A prime pocket of real estate, smack in the middle of Orange County, was halfway built out when the recession hit.
Developer Shea Homes bailed in 2010. That left Tustin Legacy — spread over 1,584 acres that were once part of Tustin Marine Corps Air Station — a jarring mix of tightly packed homes and open fields, modern retail and aging military installations.
After five years of planning, infrastructure work and construction, the second half of Tustin Legacy will finally start to welcome its first residents in 2015.
“I’d say the next two to three years are going to be very busy out there,” City Manager Jeff Parker said. “And we’re very happy about that.”

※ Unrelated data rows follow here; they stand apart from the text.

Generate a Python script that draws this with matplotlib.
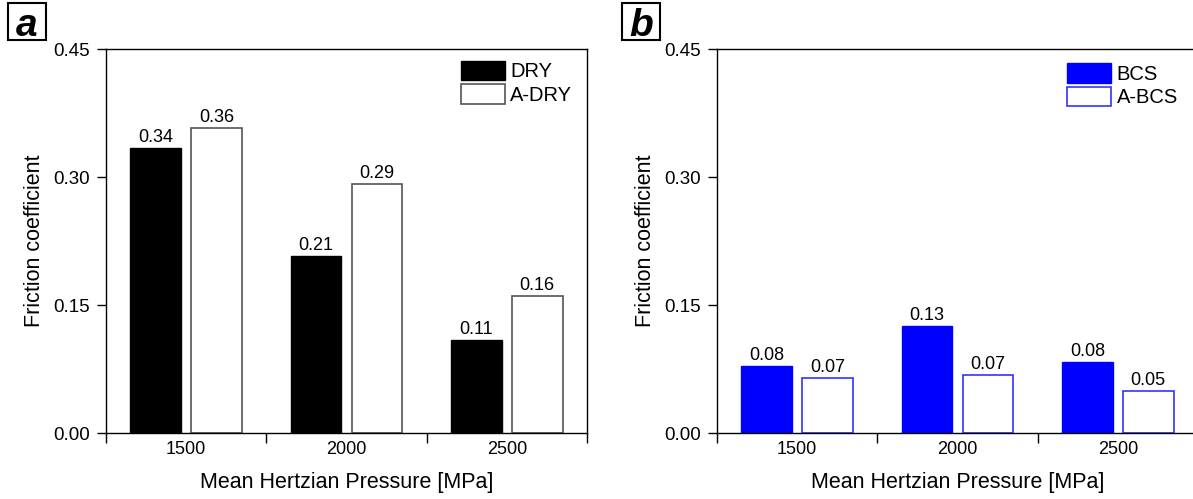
import numpy as np
import matplotlib.pyplot as plt
from matplotlib.patches import Rectangle
from matplotlib.ticker import FixedLocator, NullFormatter

plt.rcParams['font.family'] = ['Liberation Sans', 'DejaVu Sans']

# data
pressures = ['1500', '2000', '2500']

dry = [0.334, 0.207, 0.109]
a_dry = [0.357, 0.292, 0.160]
dry_labels = ['0.34', '0.21', '0.11']
a_dry_labels = ['0.36', '0.29', '0.16']

bcs = [0.0785, 0.125, 0.083]
a_bcs = [0.064, 0.068, 0.049]
bcs_labels = ['0.08', '0.13', '0.08']
a_bcs_labels = ['0.07', '0.07', '0.05']

yticks = [0.00, 0.15, 0.30, 0.45]

W, H = 1193, 499


def panel_letter(letter, x0, y0, x1, y1):
    # boxed panel letter, pixel coords from the top left
    fig.patches.append(Rectangle((x0 / W, 1 - y1 / H), (x1 - x0) / W, (y1 - y0) / H,
                                 transform=fig.transFigure, facecolor='white',
                                 edgecolor='black', linewidth=1.5))
    fig.text((x0 + x1) / 2 / W, 1 - (y0 + y1) / 2 / H, letter, fontsize=28,
             fontweight='bold', fontstyle='italic', ha='center', va='center_baseline')


def draw_panel(ax, v1, v2, l1, l2, name1, name2, fill, edge2, leg_xy):
    x = np.arange(len(pressures)) + 0.5
    w = 0.317
    off = 0.19
    b1 = ax.bar(x - off, v1, w, color=fill, edgecolor=fill, linewidth=1, label=name1)
    b2 = ax.bar(x + off, v2, w, color='white', edgecolor=edge2, linewidth=1.2, label=name2)
    for bars, labs in ((b1, l1), (b2, l2)):
        for r, s in zip(bars, labs):
            ax.annotate(s, (r.get_x() + r.get_width() / 2, r.get_height()),
                        xytext=(0, 1.5), textcoords='offset points',
                        ha='center', va='bottom', fontsize=13)

    ax.set_xlim(0, len(pressures))
    ax.set_ylim(0, 0.45)
    ax.set_yticks(yticks)
    ax.set_yticklabels([f'{t:.2f}' for t in yticks], fontsize=13.5)
    ax.tick_params(axis='y', direction='out', length=6.5, width=1, pad=5, right=False)

    # tick marks at group boundaries, labels at group centres
    ax.xaxis.set_major_locator(FixedLocator(np.arange(len(pressures) + 1)))
    ax.xaxis.set_major_formatter(NullFormatter())
    ax.xaxis.set_minor_locator(FixedLocator(x))
    ax.set_xticklabels(pressures, minor=True, fontsize=13)
    ax.tick_params(axis='x', which='major', direction='out', length=7.5, width=1, top=False)
    ax.tick_params(axis='x', which='minor', length=0, pad=6)

    for sp in ax.spines.values():
        sp.set_linewidth(1)

    ax.set_xlabel('Mean Hertzian Pressure [MPa]', fontsize=15.5, labelpad=10)
    ax.set_ylabel('Friction coefficient', fontsize=15.5)
    ax.yaxis.set_label_coords(-0.127, 0.5)

    ax.legend(loc='upper left', bbox_to_anchor=leg_xy, frameon=False,
              fontsize=14.5, handlelength=2.2, handleheight=1.1,
              labelspacing=0.15, handletextpad=0.25, borderpad=0, borderaxespad=0)


fig = plt.figure(figsize=(W / 100, H / 100), dpi=100)
ax_a = fig.add_axes([106 / W, 1 - 433 / H, 481 / W, 384 / H])
ax_b = fig.add_axes([717 / W, 1 - 433 / H, 481 / W, 384 / H])

draw_panel(ax_a, dry, a_dry, dry_labels, a_dry_labels, 'DRY', 'A-DRY',
           'black', '#555555', (0.738, 0.969))
draw_panel(ax_b, bcs, a_bcs, bcs_labels, a_bcs_labels, 'BCS', 'A-BCS',
           '#0000ff', '#3333ff', (0.728, 0.963))

panel_letter('a', 8, 3, 46, 40)
panel_letter('b', 622, 3, 660, 40)

fig.savefig('out.png', dpi=100)
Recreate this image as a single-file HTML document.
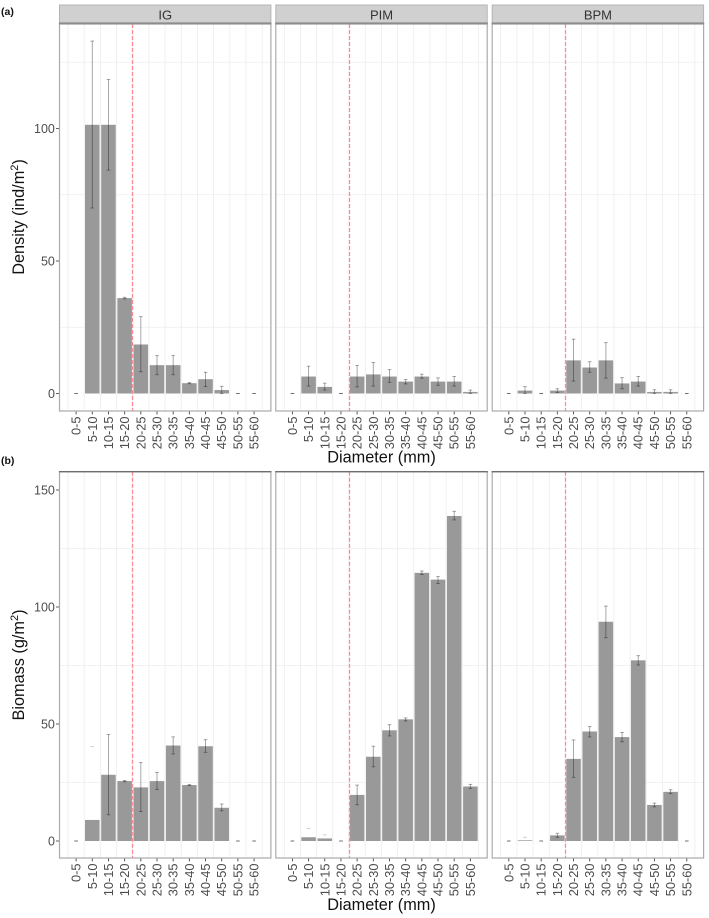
<!DOCTYPE html>
<html lang="en">
<head>
<meta charset="utf-8">
<title>Density and biomass by diameter class</title>
<style>
html,body{margin:0;padding:0;background:#fff;width:709px;height:918px;overflow:hidden}
svg{display:block;font-family:"Liberation Sans",Arial,sans-serif;filter:blur(0.3px)}
</style>
</head>
<body>
<svg id="chart" width="709" height="918" viewBox="0 0 709 918" xmlns="http://www.w3.org/2000/svg">
  <text x="1" y="15" font-size="10.5" font-weight="bold" fill="#111">(a)</text>
  <text x="1" y="464" font-size="10.5" font-weight="bold" fill="#111">(b)</text>
  <text transform="translate(24,217) rotate(-90)" text-anchor="middle" font-size="16.3" fill="#111">Density (ind/m<tspan font-size="11" dy="-6">2</tspan><tspan dy="6">)</tspan></text>
  <text transform="translate(24,665) rotate(-90)" text-anchor="middle" font-size="16.3" fill="#111">Biomass (g/m<tspan font-size="11" dy="-6">2</tspan><tspan dy="6">)</tspan></text>
  <text x="381.5" y="462.5" text-anchor="middle" font-size="16.3" fill="#111">Diameter (mm)</text>
  <text x="381.5" y="910" text-anchor="middle" font-size="16.3" fill="#111">Diameter (mm)</text>
</svg>
<script>
const categories = ['0-5','5-10','10-15','15-20','20-25','25-30','30-35','35-40','40-45','45-50','50-55','55-60'];
const facets = ['IG','PIM','BPM'];
const cutoffPosition = 3.5;

const densityTicks = [0,50,100];
const densityMinorTicks = [25,75,125];
const biomassTicks = [0,50,100,150];
const biomassMinorTicks = [25,75,125];

const densityIG = [0,101.4,101.4,36,18.5,10.7,10.7,3.9,5.4,1.3,0,0];
const densityIGHigh = [0,133,118.5,36.3,29,14.3,14.3,4.1,8,2.7,0,0];
const densityIGLow = [0,70,84.3,35.7,8.2,7.1,7.1,3.7,2.6,0,0,0];

const densityPIM = [0,6.4,2.5,0,6.4,7.2,6.4,4.5,6.4,4.5,4.5,0.6];
const densityPIMHigh = [0,10.3,3.9,0,10.6,11.7,9,5.3,7.3,5.9,6.4,1.3];
const densityPIMLow = [0,2.8,1.3,0,2.5,2.8,4.2,3.6,5.8,3.1,2.8,0];

const densityBPM = [0,1.1,0,1.1,12.5,9.8,12.5,3.8,4.5,0.6,0.6,0];
const densityBPMHigh = [0,2.6,0,1.8,20.5,12,19.2,6,6.4,1.4,1.4,0];
const densityBPMLow = [0,0,0,0.4,4.7,8,5.8,1.8,2.8,0,0,0];

const biomassIG = [0,9,28.3,25.6,22.9,25.6,40.8,23.9,40.5,14.2,0,0];
const biomassIGHigh = [0,40.3,45.5,25.9,33.5,29.3,44.5,24.1,43.3,15.8,0,0];
const biomassIGLow = [0,null,11.2,25.3,12.6,22,37.2,23.7,37.9,12.9,0,0];

const biomassPIM = [0,1.6,1.1,0,19.7,36,47.3,52,114.6,111.7,138.9,23.3];
const biomassPIMHigh = [0,5.3,2.6,0,23.9,40.5,49.7,52.6,115.4,113,140.9,24.2];
const biomassPIMLow = [0,null,null,0,15.5,31.7,44.9,51.3,113.9,110,137.2,22.5];

const biomassBPM = [0,0.3,0,2.4,35.1,46.8,93.7,44.4,77.2,15.4,21,0];
const biomassBPMHigh = [0,1.6,0,3.3,43.2,48.9,100.4,46.4,79.2,16.2,21.9,0];
const biomassBPMLow = [0,null,0,1.6,27.2,44.5,86.9,42.4,75.2,14.6,20.3,0];

const NS = 'http://www.w3.org/2000/svg';
const svg = document.getElementById('chart');
const panelLefts = [59.5,275.8,492.2];
const panelWidth = 211.4;
const catStep = 16.18;
const catOffset = 16.6;

function mk(tag, attrs, parent){
  const node = document.createElementNS(NS, tag);
  for (const k in attrs) node.setAttribute(k, attrs[k]);
  (parent || svg).appendChild(node);
  return node;
}
function xScale(left, pos){ return left + catOffset + pos * catStep; }
function makeYScale(zeroPx, pxPerUnit){ return function(v){ return zeroPx - v * pxPerUnit; }; }

function drawRow(row){
  const y = row.yScale;
  row.series.forEach(function(s, f){
    const left = panelLefts[f];
    const g = mk('g', {});
    
    

    if (row.strip) {
      const strip = mk('rect', {x:left, y:5, width:panelWidth, height:19, fill:'#d0d0d0', stroke:'#b4b4b4', 'stroke-width':1}, g);
      
      
      const stripText = mk('text', {x:left + panelWidth/2, y:19.3, 'text-anchor':'middle', 'font-size':13, fill:'#333'}, g);
      stripText.textContent = facets[f];
      
      
    }

    row.minorTicks.forEach(function(t){
      const gl = mk('line', {x1:left, x2:left + panelWidth, y1:y(t), y2:y(t), stroke:'#eeeeee', 'stroke-width':0.8}, g);
      
      
    });
    for (let i = 0; i <= categories.length; i++) {
      const vx = xScale(left, i - 0.5);
      const gl = mk('line', {x1:vx, x2:vx, y1:row.top, y2:row.bottom, stroke:'#ececec', 'stroke-width':0.8}, g);
      
      
    }

    s.values.forEach(function(v, i){
      if (v <= 0) return;
      const cx = xScale(left, i);
      const bar = mk('rect', {x:cx - 7.28, y:y(v), width:14.56, height:y(0) - y(v), fill:'#999999'}, g);
      
      
    });

    s.values.forEach(function(v, i){
      const cx = xScale(left, i);
      const hi = s.high[i];
      const lo = s.low[i];
      const eb = mk('g', {stroke:'#000', 'stroke-opacity':lo === null ? 0.22 : 0.38, 'stroke-width':0.9}, g);
      
      
      mk('line', {x1:cx - 1.8, x2:cx + 1.8, y1:y(hi), y2:y(hi)}, eb);
      if (lo !== null) {
        mk('line', {x1:cx, x2:cx, y1:y(hi), y2:y(lo)}, eb);
        mk('line', {x1:cx - 1.8, x2:cx + 1.8, y1:y(lo), y2:y(lo)}, eb);
      }
    });

    const cut = Math.floor(xScale(left, cutoffPosition)) + 0.5;
    const vline = mk('line', {x1:cut, x2:cut, y1:row.top, y2:row.bottom, stroke:'#ff8a96', 'stroke-width':1.3, 'stroke-dasharray':'4 2'}, g);
    
    

    const border = mk('rect', {x:left, y:row.top, width:panelWidth, height:row.bottom - row.top, fill:'none', stroke:'#ababab', 'stroke-width':1.2}, g);
    
    
    const topEdge = mk('line', {x1:left - 0.6, x2:left + panelWidth + 0.6, y1:row.strip ? row.top - 0.6 : row.top, y2:row.strip ? row.top - 0.6 : row.top, stroke:row.strip ? '#8c8c8c' : '#6e6e6e', 'stroke-width':row.strip ? 2 : 1.4}, g);
    
    

    categories.forEach(function(c, i){
      const cx = xScale(left, i);
      const tick = mk('line', {x1:cx, x2:cx, y1:row.bottom + 0.6, y2:row.bottom + 3.4, stroke:'#444', 'stroke-width':0.9}, g);
      
      
      const label = mk('text', {transform:'translate(' + (cx + 4.5) + ',' + (row.bottom + 5.5) + ') rotate(-90)', 'text-anchor':'end', 'font-size':12.8, fill:'#4d4d4d'}, g);
      label.textContent = c;
      
      
    });

    if (f === 0) {
      row.ticks.forEach(function(t){
        const tick = mk('line', {x1:left - 3.4, x2:left - 0.6, y1:y(t), y2:y(t), stroke:'#444', 'stroke-width':0.9}, g);
        
        
        const label = mk('text', {x:left - 4.6, y:y(t) + 4.6, 'text-anchor':'end', 'font-size':12.5, fill:'#4d4d4d'}, g);
        label.textContent = t;
        
        
      });
    }
  });
}

drawRow({
  name:'density', strip:true, top:24, bottom:411,
  yScale:makeYScale(393.5, 2.65),
  ticks:densityTicks, minorTicks:densityMinorTicks,
  series:[
    {values:densityIG, high:densityIGHigh, low:densityIGLow},
    {values:densityPIM, high:densityPIMHigh, low:densityPIMLow},
    {values:densityBPM, high:densityBPMHigh, low:densityBPMLow}
  ]
});
drawRow({
  name:'biomass', strip:false, top:471.7, bottom:858,
  yScale:makeYScale(841, 2.34),
  ticks:biomassTicks, minorTicks:biomassMinorTicks,
  series:[
    {values:biomassIG, high:biomassIGHigh, low:biomassIGLow},
    {values:biomassPIM, high:biomassPIMHigh, low:biomassPIMLow},
    {values:biomassBPM, high:biomassBPMHigh, low:biomassBPMLow}
  ]
});
</script>
</body>
</html>
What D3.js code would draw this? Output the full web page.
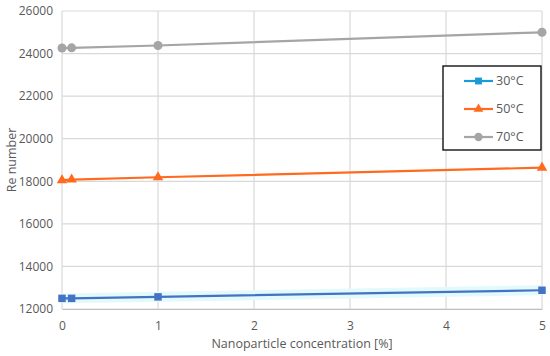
<!DOCTYPE html>
<html>
<head>
<meta charset="utf-8">
<script src="https://cdn.jsdelivr.net/npm/d3@7"></script>
<style>
  body { margin: 0; background: #fff; }
  text { font-family: "Open Sans", "Noto Sans", sans-serif; fill: #595959; }
</style>
</head>
<body>
<svg id="chart" width="550" height="356"></svg>
<script>
// concentration [%]
const conc = [0, 0.1, 1, 5]
const re30 = [12500, 12500, 12570, 12880]
const re50 = [18050, 18080, 18190, 18640]
const re70 = [24260, 24270, 24380, 25000]
const xTicks = [0, 1, 2, 3, 4, 5]
const yTicks = [12000, 14000, 16000, 18000, 20000, 22000, 24000, 26000]

const series = [
    { name: '30°C', values: re30, color: '#4472C4', legendColor: '#1A9BD7', shape: d3.symbolSquare, size: 56 },
    { name: '50°C', values: re50, color: '#FF6A1F', legendColor: '#FF6A1F', shape: d3.symbolTriangle, size: 48 },
    { name: '70°C', values: re70, color: '#A5A5A5', legendColor: '#A5A5A5', shape: d3.symbolCircle, size: 64 }
]

const svg = d3.select('#chart')
const m = { left: 62, right: 8, top: 11, bottom: 47 }
const w = 550 - m.left - m.right
const h = 356 - m.top - m.bottom

const x = d3.scaleLinear().domain([0, 5]).range([m.left, m.left + w])
const y = d3.scaleLinear().domain([12000, 26000]).range([m.top + h, m.top])

// grid
svg.append('g').selectAll('line.h')
    .data(yTicks).join('line')
    .attr('x1', m.left).attr('x2', m.left + w)
    .attr('y1', d => y(d)).attr('y2', d => y(d))
    .attr('stroke', '#d9d9d9').attr('stroke-width', 1.2)

svg.append('g').selectAll('line.v')
    .data(xTicks).join('line')
    .attr('x1', d => x(d)).attr('x2', d => x(d))
    .attr('y1', m.top).attr('y2', m.top + h)
    .attr('stroke', '#d9d9d9').attr('stroke-width', 1.2)

// axes
const xAxis = svg.append('g')
    .attr('transform', `translate(0,${m.top + h})`)
    .call(d3.axisBottom(x).tickValues(xTicks).tickSize(0).tickPadding(12).tickFormat(d3.format('d')))
xAxis.select('.domain').attr('stroke', '#bfbfbf').attr('stroke-width', 1.2)
xAxis.selectAll('text').style('font-size', '12px').attr('fill', '#595959')

const yAxis = svg.append('g')
    .attr('transform', `translate(${m.left},0)`)
    .call(d3.axisLeft(y).tickValues(yTicks).tickSize(0).tickPadding(9).tickFormat(d3.format('d')))
yAxis.select('.domain').remove()
yAxis.selectAll('text').style('font-size', '12px').attr('fill', '#595959')

svg.append('text')
    .attr('x', m.left + w / 2).attr('y', 348)
    .attr('text-anchor', 'middle')
    .style('font-size', '12.5px')
    .text('Nanoparticle concentration [%]')

svg.append('text')
    .attr('transform', `translate(16,${m.top + h / 2}) rotate(-90)`)
    .attr('text-anchor', 'middle')
    .style('font-size', '12.5px')
    .text('Re number')

const line = d3.line().x(d => x(d[0])).y(d => y(d[1]))

// faint glow under the 30°C series
svg.append('path')
    .datum(conc.map((c, i) => [c, re30[i]]))
    .attr('d', line)
    .attr('fill', 'none')
    .attr('stroke', '#e3fafc')
    .attr('stroke-width', 10)

series.forEach(s => {
    const pts = conc.map((c, i) => [c, s.values[i]])
    svg.append('path')
        .datum(pts)
        .attr('d', line)
        .attr('fill', 'none')
        .attr('stroke', s.color)
        .attr('stroke-width', 2.2)

    svg.append('g').selectAll('path')
        .data(pts).join('path')
        .attr('transform', d => `translate(${x(d[0])},${y(d[1])})`)
        .attr('d', d3.symbol().type(s.shape).size(s.size))
        .attr('fill', s.color)
})

// legend
const lg = svg.append('g').attr('transform', 'translate(443,66)')
lg.append('rect')
    .attr('width', 98).attr('height', 84)
    .attr('fill', '#fff').attr('stroke', '#000').attr('stroke-width', 1.3)

const item = lg.selectAll('g.item')
    .data(series).join('g')
    .attr('transform', (d, i) => `translate(0,${15 + i * 28})`)

item.append('line')
    .attr('x1', 21).attr('x2', 50)
    .attr('stroke', d => d.legendColor).attr('stroke-width', 2.2)
item.append('path')
    .attr('transform', 'translate(35.5,0)')
    .attr('d', d => d3.symbol().type(d.shape).size(d.size * 0.85)())
    .attr('fill', d => d.legendColor)
item.append('text')
    .attr('x', 53).attr('dy', '0.35em')
    .style('font-size', '12.5px')
    .text(d => d.name)
</script>
</body>
</html>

The first residents moved in over the weekend at Anton Legacy, a 225-unit apartment complex across from The District shopping center. The entire complex should be open by mid-April, company CFO Trisha Malone said, with 60 income-restricted units still available for lease.
Amalfi Apartments should finish construction of its 533-unit complex in the spring. Irvine Co. is building the luxury apartments east of Tustin Ranch Road, adjacent to The District, and spokesman Bill Rams with Cornerstone Communications said leasing is strong.
Standard Pacific and its partner builders are also making progress on Greenwood, a 375-home community that marks the first single-family homes to be built at Tustin Legacy in three years. Details are trickling out about spacious floor plans and pricing for Greenwood’s four neighborhoods, with model homes expected to open in April and first residents moving in this summer.